Tips for Navigating Buy Now, Pay Later Services 

  • Assess your budget beforehand: Before opting for BNPL, evaluate whether the purchase aligns with your budget. Ask yourself if you would still buy the item if you had to pay the full amount upfront. 
  • Track payments carefully: Keep a record of all your BNPL obligations, including due dates and amounts. Many BNPL providers offer mobile apps to help track payments, but maintaining a separate personal budget can provide additional clarity. 
  • Understand the terms and conditions: Read the fine print before committing to a BNPL plan. Understand what happens if you miss a payment, whether fees apply, and how refunds or returns are handled. 
  • Avoid overcommitting: Limit the number of BNPL purchases you make simultaneously. This helps prevent cumulative debt and ensures you can meet all payment obligations. 
  • Consider alternatives: In some cases, using a credit card with a low-interest rate or a traditional savings plan to purchase the item later might be a better financial decision. 
  • The Generational Divide in BNPL Usage: Millennials and Gen Z are the largest adopters of BNPL services, driven by a combination of financial insecurity and a desire for flexibility. However, their reliance on BNPL services underscores a broader issue: financial literacy.

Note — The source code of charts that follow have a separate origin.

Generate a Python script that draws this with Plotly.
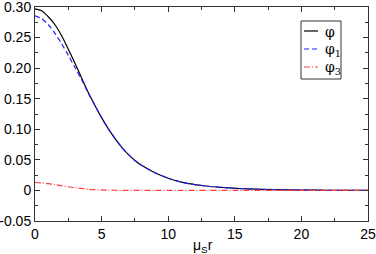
import plotly.graph_objects as go

r = [0, 0.5, 1, 1.5, 2, 2.5, 3, 3.5, 4, 4.5, 5, 5.5, 6, 6.5, 7, 7.5, 8, 9, 10, 11, 12, 13, 14, 15, 16, 18, 20, 22, 25]
phi = [0.297, 0.294, 0.284, 0.271, 0.253, 0.231, 0.208, 0.184, 0.160, 0.139, 0.119, 0.101, 0.085, 0.071, 0.059, 0.049, 0.041, 0.029, 0.020, 0.0135, 0.0095, 0.0068, 0.0050, 0.0035, 0.0025, 0.0012, 0.0006, 0.0003, 0.0001]
phi1 = [0.2855, 0.281, 0.271, 0.257, 0.240, 0.221, 0.201, 0.181, 0.159, 0.139, 0.119, 0.101, 0.085, 0.071, 0.059, 0.049, 0.041, 0.029, 0.020, 0.0135, 0.0095, 0.0068, 0.0050, 0.0035, 0.0025, 0.0012, 0.0006, 0.0003, 0.0001]
phi3 = [0.0130, 0.0124, 0.0112, 0.0095, 0.0075, 0.0060, 0.0045, 0.0032, 0.0020, 0.0013, 0.0008, 0.0005, 0.0003, 0.0002, 0.0001, 0.0001, 0, 0, 0, 0, 0, 0, 0, 0, 0, 0, 0, 0, 0]

names = ["φ", "φ<sub>1</sub>", "φ<sub>3</sub>"]
colors = ["black", "#2020ff", "#ff3a3a"]
dashes = ["solid", "5px,3px", "6px,2px,1px,2px"]

yticks = [-0.05, 0, 0.05, 0.10, 0.15, 0.20, 0.25, 0.30]
yticktext = ["-0.05", "0", "0.05", "0.10", "0.15", "0.20", "0.25", "0.30"]
xticks = [0, 5, 10, 15, 20, 25]

fig = go.Figure()
for yv, nm, c, d in zip([phi, phi1, phi3], names, colors, dashes):
    fig.add_trace(go.Scatter(x=r, y=yv, mode="lines", name=nm, showlegend=False,
                             line=dict(color=c, width=1.2, dash=d, shape="spline", smoothing=0.8)))

font = dict(family="Liberation Sans, Arial, sans-serif", size=14, color="black")
axcol = "#333"

# custom legend (paper coordinates)
L, R = 35, 8
T, B = 7, 33
W, H = 376 - L - R, 254 - T - B
px = lambda x: (x - L) / W
py = lambda y: 1 - (y - T) / H

shapes = [dict(type="rect", xref="paper", yref="paper", x0=px(301), x1=px(341), y0=py(79), y1=py(21),
               line=dict(color=axcol, width=1), fillcolor="white", layer="above")]
annots = []
for i, (nm, c, d) in enumerate(zip(names, colors, dashes)):
    yy = 31 + 18 * i
    shapes.append(dict(type="line", xref="paper", yref="paper", x0=px(304), x1=px(318), y0=py(yy), y1=py(yy),
                       line=dict(color=c, width=1.2, dash=d), layer="above"))
    annots.append(dict(xref="paper", yref="paper", x=px(323), y=py(yy + 1), xanchor="left", yanchor="middle",
                       text=nm, showarrow=False, font=dict(family="DejaVu Serif, serif", size=14, color="black")))

annots.append(dict(xref="paper", yref="paper", x=px(203), y=py(235), xanchor="center", yanchor="top",
                   text="μ<sub>S</sub>r", showarrow=False, font=dict(family="Liberation Sans, Arial, sans-serif", size=14, color="black")))

fig.update_layout(
    width=376, height=254,
    margin=dict(l=L, r=R, t=T, b=B),
    paper_bgcolor="white", plot_bgcolor="white",
    font=font,
    showlegend=False,
    shapes=shapes,
    annotations=annots,
    xaxis=dict(range=[0, 25], tickvals=xticks, ticks="inside", ticklen=5, tickcolor=axcol, automargin=False,
               showline=True, linecolor=axcol, linewidth=1, mirror="allticks", showgrid=False, zeroline=False,
               ticklabeloverflow="allow",
               minor=dict(ticks="inside", ticklen=3, dtick=2.5, tickcolor=axcol, showgrid=False),
               tickfont=font),
    yaxis=dict(range=[-0.05, 0.30], tickvals=yticks, ticktext=yticktext, ticks="inside", ticklen=5, tickcolor=axcol,
               automargin=False, ticklabeloverflow="allow",
               showline=True, linecolor=axcol, linewidth=1, mirror="allticks", showgrid=False, zeroline=False,
               minor=dict(ticks="inside", ticklen=3, tickvals=[-0.025, 0.025, 0.075, 0.125, 0.175, 0.225, 0.275], tickcolor=axcol, showgrid=False),
               tickfont=font),
)
fig.write_html("out.html", config={"displayModeBar": False},
               post_script="document.body.style.margin='0';document.documentElement.style.overflow='hidden';")
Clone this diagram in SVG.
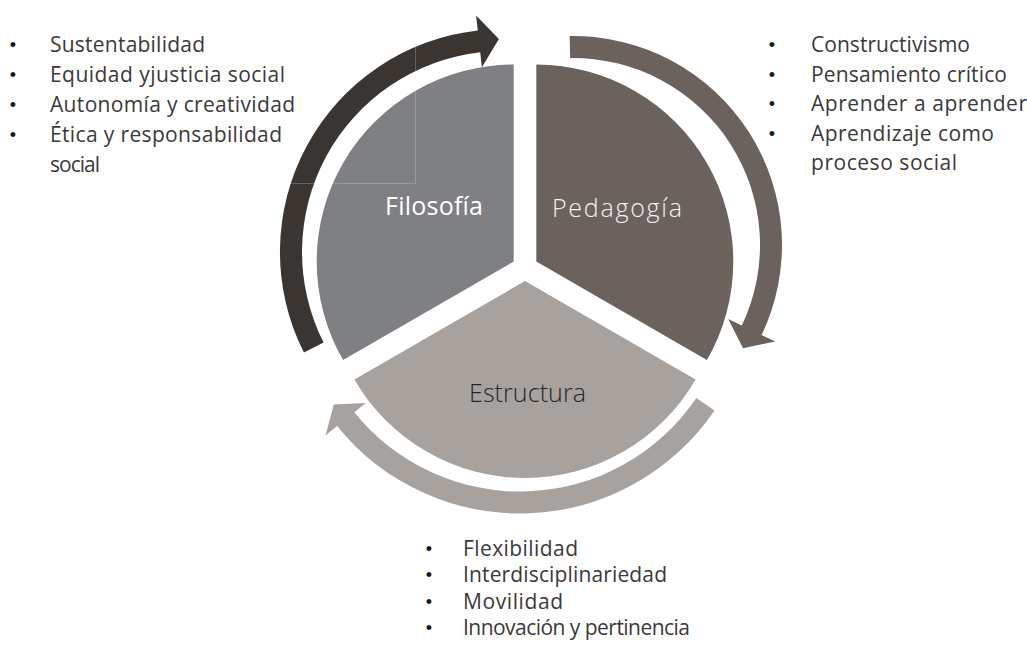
<svg xmlns="http://www.w3.org/2000/svg" width="1027" height="648" viewBox="0 0 1027 648">
  <style>
    .list { font-family: "Open Sans", "Noto Sans", "Liberation Sans", sans-serif; font-weight: 400; font-size: 21px; fill: #3a3a3a; }
    .bul { font-family: "Liberation Sans", sans-serif; font-size: 18px; fill: #1a1a1a; text-anchor: middle; }
    .lbl { font-family: "Open Sans", "Noto Sans", "Liberation Sans", sans-serif; font-weight: 300; font-size: 25px; }
    .lbl-strong { font-weight: 400; }
  </style>
  <rect width="1027" height="648" fill="#ffffff"/>

  <g id="connectors">
    <path id="arrow-filosofia" fill="#3b3531" d="M 303.9 352.5 A 223 223 0 0 1 477.8 30.4 L 476.1 15.5 L 498.9 39.1 L 481.9 67.2 L 480.2 52.3 A 201 201 0 0 0 323.6 342.6 Z"/>
    <path id="arrow-pedagogia" fill="#6b625e" d="M 569.7 36 A 209 209 0 0 1 761.6 335 L 775.2 341.4 L 743.1 348.3 L 728.2 319 L 741.8 325.5 A 187 187 0 0 0 570.1 58 Z"/>
    <path id="arrow-estructura" fill="#a8a29f" d="M 714.5 410.4 A 235 235 0 0 1 337.1 426.1 L 325.5 435.5 L 333.8 404.4 L 365.9 402.9 L 354.3 412.3 A 213 213 0 0 0 696.3 398.1 Z"/>
  </g>

  <g id="node-filosofia">
    <path fill="#7f8084" d="M 513.7 261.5 L 343.1 360 A 197 197 0 0 1 513.7 64.5 Z"/>
    <text class="lbl lbl-strong" x="385" y="215" fill="#ffffff" textLength="98">Filosofía</text>
  </g>
  <g id="node-pedagogia">
    <path fill="#6b625e" d="M 536.3 261.5 L 536.3 64.5 A 197 197 0 0 1 706.9 360 Z"/>
    <text class="lbl" x="552" y="217" fill="#f2f2f2" textLength="130">Pedagogía</text>
  </g>
  <g id="node-estructura">
    <path fill="#a8a29f" d="M 525 281 L 695.6 379.5 A 197 197 0 0 1 354.4 379.5 Z"/>
    <text class="lbl" x="469" y="402" fill="#262626" textLength="117">Estructura</text>
  </g>

  <g id="guide-lines" stroke="#ffffff" stroke-opacity="0.22" stroke-width="1" fill="none">
    <line x1="415.5" y1="43" x2="415.5" y2="183.5"/>
    <line x1="290" y1="183.5" x2="415.5" y2="183.5"/>
  </g>

  <g id="list-filosofia">
    <text class="bul" x="13" y="51">•</text>
    <text class="list" x="50" y="52" textLength="155">Sustentabilidad</text>
    <text class="bul" x="13" y="81">•</text>
    <text class="list" x="50" y="82" textLength="235">Equidad yjusticia social</text>
    <text class="bul" x="13" y="111">•</text>
    <text class="list" x="50" y="112" textLength="245">Autonomía y creatividad</text>
    <text class="bul" x="13" y="141">•</text>
    <text class="list" x="50" y="142" textLength="232">Ética y responsabilidad</text>
    <text class="list" x="50" y="172" textLength="50">social</text>
  </g>

  <g id="list-pedagogia">
    <text class="bul" x="772" y="51">•</text>
    <text class="list" x="811" y="52" textLength="159">Constructivismo</text>
    <text class="bul" x="772" y="80.5">•</text>
    <text class="list" x="811" y="81.5" textLength="196">Pensamiento crítico</text>
    <text class="bul" x="772" y="110">•</text>
    <text class="list" x="811" y="111" textLength="216">Aprender a aprender</text>
    <text class="bul" x="772" y="139.5">•</text>
    <text class="list" x="811" y="140.5" textLength="183">Aprendizaje como</text>
    <text class="list" x="811" y="170" textLength="146">proceso social</text>
  </g>

  <g id="list-estructura">
    <text class="bul" x="429" y="554.5">•</text>
    <text class="list" x="463" y="555.5" textLength="115">Flexibilidad</text>
    <text class="bul" x="429" y="581">•</text>
    <text class="list" x="463" y="582" textLength="204">Interdisciplinariedad</text>
    <text class="bul" x="429" y="607.5">•</text>
    <text class="list" x="463" y="608.5" textLength="100">Movilidad</text>
    <text class="bul" x="429" y="634">•</text>
    <text class="list" x="463" y="635" textLength="227">Innovación y pertinencia</text>
  </g>
</svg>
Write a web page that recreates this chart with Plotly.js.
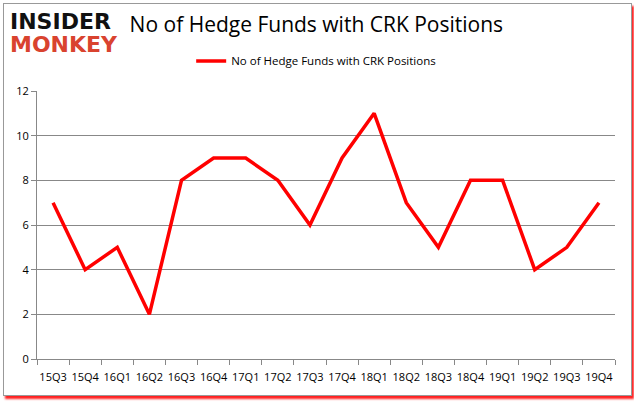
<!DOCTYPE html>
<html><head><meta charset="utf-8">
<script src="https://cdn.plot.ly/plotly-3.0.1.min.js"></script>
<style>html,body{margin:0;padding:0;background:#fff}#c{width:634px;height:404px}</style>
</head><body><div id="c"></div>
<script>
const quarters = ["15Q3","15Q4","16Q1","16Q2","16Q3","16Q4","17Q1","17Q2","17Q3","17Q4","18Q1","18Q2","18Q3","18Q4","19Q1","19Q2","19Q3","19Q4"];
const funds = [7,4,5,2,8,9,9,8,6,9,11,7,5,8,8,4,5,7];
const yTicks = [0,2,4,6,8,10,12];
const seriesName = "No of Hedge Funds with CRK Positions";

const trace = {
  x: quarters, y: funds, type: "scatter", mode: "lines", name: seriesName,
  line: {color: "#ff0000", width: 3.5}
};
const layout = {
  width: 634, height: 404,
  margin: {l: 37, r: 19, t: 91, b: 45},
  paper_bgcolor: "rgba(0,0,0,0)", plot_bgcolor: "rgba(0,0,0,0)",
  font: {family: "Open Sans, DejaVu Sans, sans-serif", size: 11, color: "#000"},
  title: {text: "No of Hedge Funds with CRK Positions", x: 0.499, xanchor: "center", y: 0.94, yanchor: "middle",
          font: {family: "Open Sans, sans-serif", size: 21, color: "#000"}},
  showlegend: true,
  legend: {orientation: "h", x: 0.483, xanchor: "center", y: 1.112, yanchor: "middle", font: {size: 11.5}, bgcolor: "rgba(0,0,0,0)"},
  xaxis: {type: "category", range: [-0.5, 17.5], tickson: "boundaries", ticks: "outside", ticklen: 5, tickcolor: "#888",
          tickangle: 0, ticklabelstandoff: 8, showline: true, linecolor: "#888", linewidth: 1, showgrid: false,
          tickfont: {family: "Liberation Sans Narrow, Open Sans, sans-serif", size: 11}, fixedrange: true},
  yaxis: {range: [0, 12], tickvals: yTicks, ticks: "outside", ticklen: 5, tickcolor: "#888",
          showline: true, linecolor: "#888", showgrid: true, gridcolor: "#888", gridwidth: 1, zeroline: false,
          tickfont: {size: 11}, fixedrange: true},
  annotations: [
    {text: "<b>INSIDER</b>", xref: "paper", yref: "paper", x: -0.05, xanchor: "left", y: 1.26, yanchor: "middle", showarrow: false,
     font: {family: "DejaVu Sans, sans-serif", size: 22, color: "#111"}},
    {text: "<b>MONKEY</b>", xref: "paper", yref: "paper", x: -0.05, xanchor: "left", y: 1.175, yanchor: "middle", showarrow: false,
     font: {family: "DejaVu Sans, sans-serif", size: 22, color: "#d9432f"}}
  ]
};
Plotly.newPlot("c", [trace], layout, {displayModeBar: false, staticPlot: true});
</script>
<div style="position:absolute;left:3px;top:3px;width:627px;height:391px;border:1px solid #999;box-shadow:2px 3px 2px #ff2020;pointer-events:none"></div>
</body></html>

A lack of understanding about interest rates, fees, and debt management can make younger consumers more vulnerable to the hidden costs of these services. 

The Role of Regulation 

The rapid rise of BNPL services has caught the attention of regulators worldwide. Governments in countries like the UK and Australia are exploring ways to enhance consumer protections and ensure greater transparency from BNPL providers. Proposed regulations include: 

  • Mandatory credit checks before approving BNPL plans 
  • Clear disclosure of fees, penalties, and terms 
  • Limits on late fees and interest charges 

Buy Now, Pay Later services offer convenience and flexibility but are not without risks. Hidden costs such as late fees, overspending, and potential credit damage can outweigh the benefits for unsuspecting users. For Millennials and Gen Z, who are among the most frequent users of these services, understanding these pitfalls is essential to avoid financial traps. By approaching BNPL cautiously, tracking payments diligently, and considering alternatives when necessary, consumers can make informed decisions supporting their financial well-being. Ultimately, while BNPL services may redefine how younger generations shop, a thoughtful approach is key to ensuring they don’t redefine financial struggles as well.